High-strength functionalized pectin/fibroin hydrogel with tunable properties: A structure-property relationship study

Hydrogels possessing high mechanical strength and well-controlled properties are of utmost interest in bone tissue engineering. In the current study, a strong self-crosslinked hydrogel with variable properties has been developed from a combinatory composition of functionalized pectin and silk fibroin. Pectin chains underwent partial oxidation to be decorated with aldehyde functionalities. Later on, functionalized polysaccharide and protein were blended with different ratios, and corresponding variations in crystalline structure as well as in morphological, mechanical, and rheological properties have been monitored. Some theories have been used to better perceive the relation between blending ratio and hydrogel properties. Avrami equation based on time sweep rheological analysis elucidated that in sample with equivalent ratio of oxidized pectin and fibroin, the crystallization was highly delayed due to dominance of Schiff's base reaction. The Herschel-Bulkley model based on flow curve rheology test corroborated that aforesaid composition revealed the most noticeable shear thinning behavior and accordingly the strongest crosslinked network.

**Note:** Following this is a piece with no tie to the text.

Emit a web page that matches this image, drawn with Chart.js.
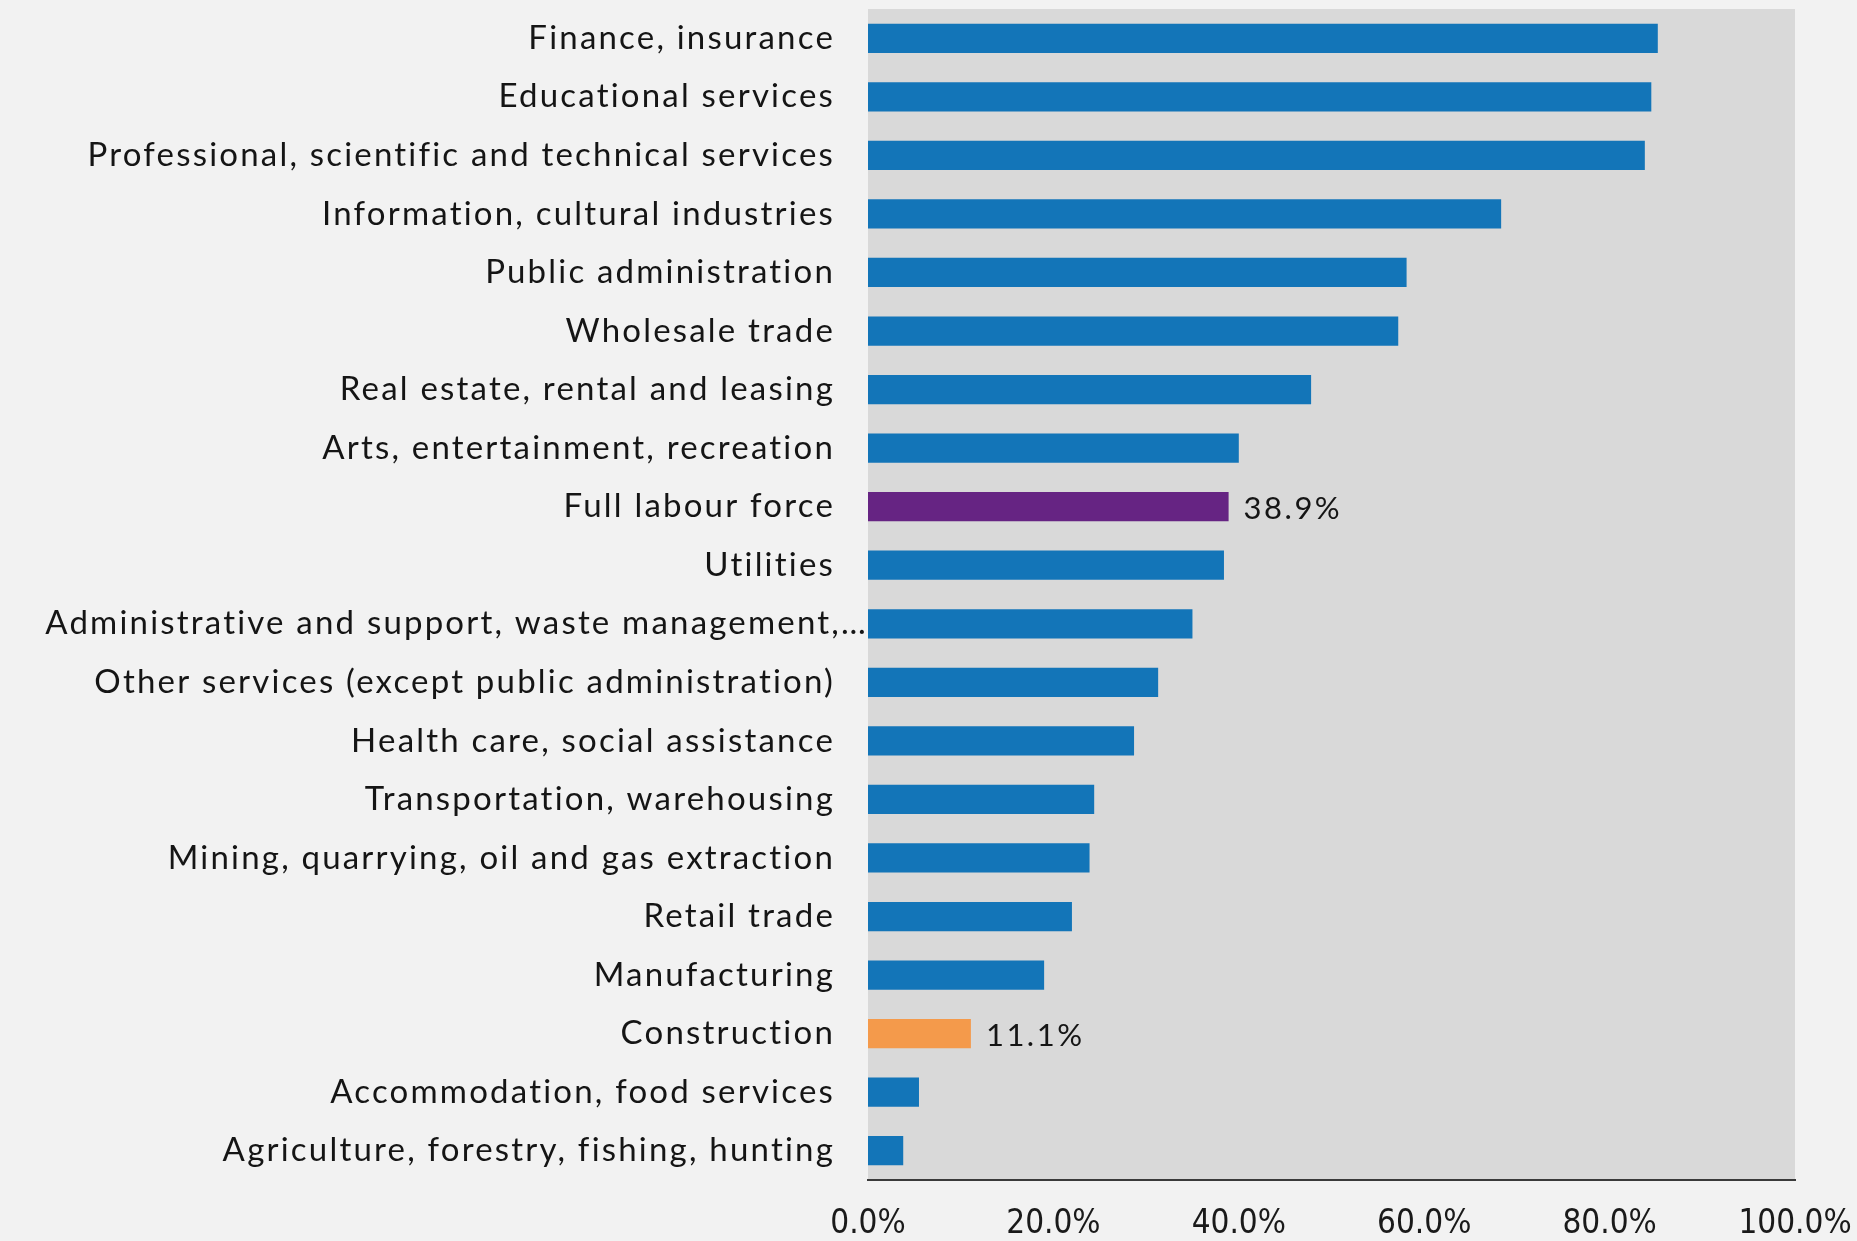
<!DOCTYPE html>
<html>
<head>
<meta charset="utf-8">
<script src="https://cdn.jsdelivr.net/npm/chart.js@4.4.0/dist/chart.umd.min.js"></script>
<style>
  html, body { margin: 0; padding: 0; background: #f2f2f2; }
  #wrap { width: 1857px; height: 1241px; }
</style>
</head>
<body>
<div id="wrap"><canvas id="chart"></canvas></div>
<script>
// categories, top to bottom
const industries = [
    'Finance, insurance',
    'Educational services',
    'Professional, scientific and technical services',
    'Information, cultural industries',
    'Public administration',
    'Wholesale trade',
    'Real estate, rental and leasing',
    'Arts, entertainment, recreation',
    'Full labour force',
    'Utilities',
    'Administrative and support, waste management,…',
    'Other services (except public administration)',
    'Health care, social assistance',
    'Transportation, warehousing',
    'Mining, quarrying, oil and gas extraction',
    'Retail trade',
    'Manufacturing',
    'Construction',
    'Accommodation, food services',
    'Agriculture, forestry, fishing, hunting'
];
// share (%)
const shares = [85.2, 84.5, 83.8, 68.3, 58.1, 57.2, 47.8, 40.0, 38.9, 38.4,
                35.0, 31.3, 28.7, 24.4, 23.9, 22.0, 19.0, 11.1, 5.5, 3.8];
// only these bars get a value label
const labelled = ['Full labour force', 'Construction'];
const xTicks = [0, 20, 40, 60, 80, 100];

const BLUE = '#1375b8', PURPLE = '#662483', ORANGE = '#f49a4b';

function barColor(name) {
    if (name === 'Full labour force') return PURPLE;
    if (name === 'Construction') return ORANGE;
    return BLUE;
}

// grey plot panel
const panelBg = {
    id: 'panelBg',
    beforeDraw(chart) {
        const { ctx, chartArea: a } = chart;
        ctx.save();
        ctx.fillStyle = '#d9d9d9';
        ctx.fillRect(a.left, a.top, a.right - a.left, a.bottom - a.top);
        ctx.restore();
    }
};

// category names + value labels
const textLayer = {
    id: 'textLayer',
    afterDraw(chart) {
        const { ctx, chartArea: a } = chart;
        const y = chart.scales.y;
        ctx.save();
        ctx.font = '33px Lato, "Open Sans", sans-serif';
        ctx.letterSpacing = '2.2px';
        ctx.fillStyle = '#151515';
        ctx.textBaseline = 'middle';
        ctx.textAlign = 'right';
        industries.forEach((name, i) => {
            const py = y.getPixelForValue(i);
            // the cut-off label runs right up to the panel
            const px = name.endsWith('…') ? a.left : a.left - 33;
            ctx.fillText(name, px, py);
        });
        const bars = chart.getDatasetMeta(0).data;
        ctx.textAlign = 'left';
        ctx.font = '31px Lato, "Open Sans", sans-serif';
        ctx.letterSpacing = '2.5px';
        industries.forEach((name, i) => {
            if (!labelled.includes(name)) return;
            const b = bars[i];
            ctx.fillText(shares[i].toFixed(1) + '%', b.x + 15, b.y + 2);
        });
        ctx.restore();
    }
};

new Chart(document.getElementById('chart'), {
    type: 'bar',
    data: {
        labels: industries,
        datasets: [{
            data: shares,
            backgroundColor: industries.map(barColor),
            borderWidth: 0,
            barPercentage: 0.5,
            categoryPercentage: 1.0
        }]
    },
    options: {
        indexAxis: 'y',
        responsive: true,
        maintainAspectRatio: false,
        animation: false,
        layout: { padding: { top: 9, right: 62, bottom: 0, left: 0 } },
        scales: {
            x: {
                min: 0, max: 100,
                afterFit(scale) {
                    scale.height = 61;
                    // don't let the last tick label widen the right margin
                    scale.paddingLeft = 0;
                    scale.paddingRight = 0;
                },
                afterBuildTicks(scale) { scale.ticks = xTicks.map(v => ({ value: v })); },
                grid: { display: false, drawTicks: false },
                border: { display: true, color: '#3a3a3a', width: 2 },
                ticks: {
                    padding: 25,
                    color: '#1a1a1a',
                    font: { family: '"DejaVu Sans Condensed", "DejaVu Sans"', size: 33 },
                    callback: v => v.toFixed(1) + '%'
                }
            },
            y: {
                afterFit(scale) { scale.width = 868; },
                grid: { display: false, drawTicks: false },
                border: { display: false },
                ticks: { display: false }
            }
        },
        plugins: {
            legend: { display: false },
            tooltip: { enabled: false }
        }
    },
    plugins: [panelBg, textLayer]
});
</script>
</body>
</html>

Finally, rubber elastic theory based on dynamic mechanical analysis implied that said formulation possessed the highest crosslinking density due to higher availability of aldehyde to amine functionalities. Moreover, cell culture studies proved that P50 F50 sample prevailed over other compositions with respect to cell viability and function. (c) 2019 Wiley Periodicals, Inc. J. Appl. Polym. Sci. 2020, 137, 48859.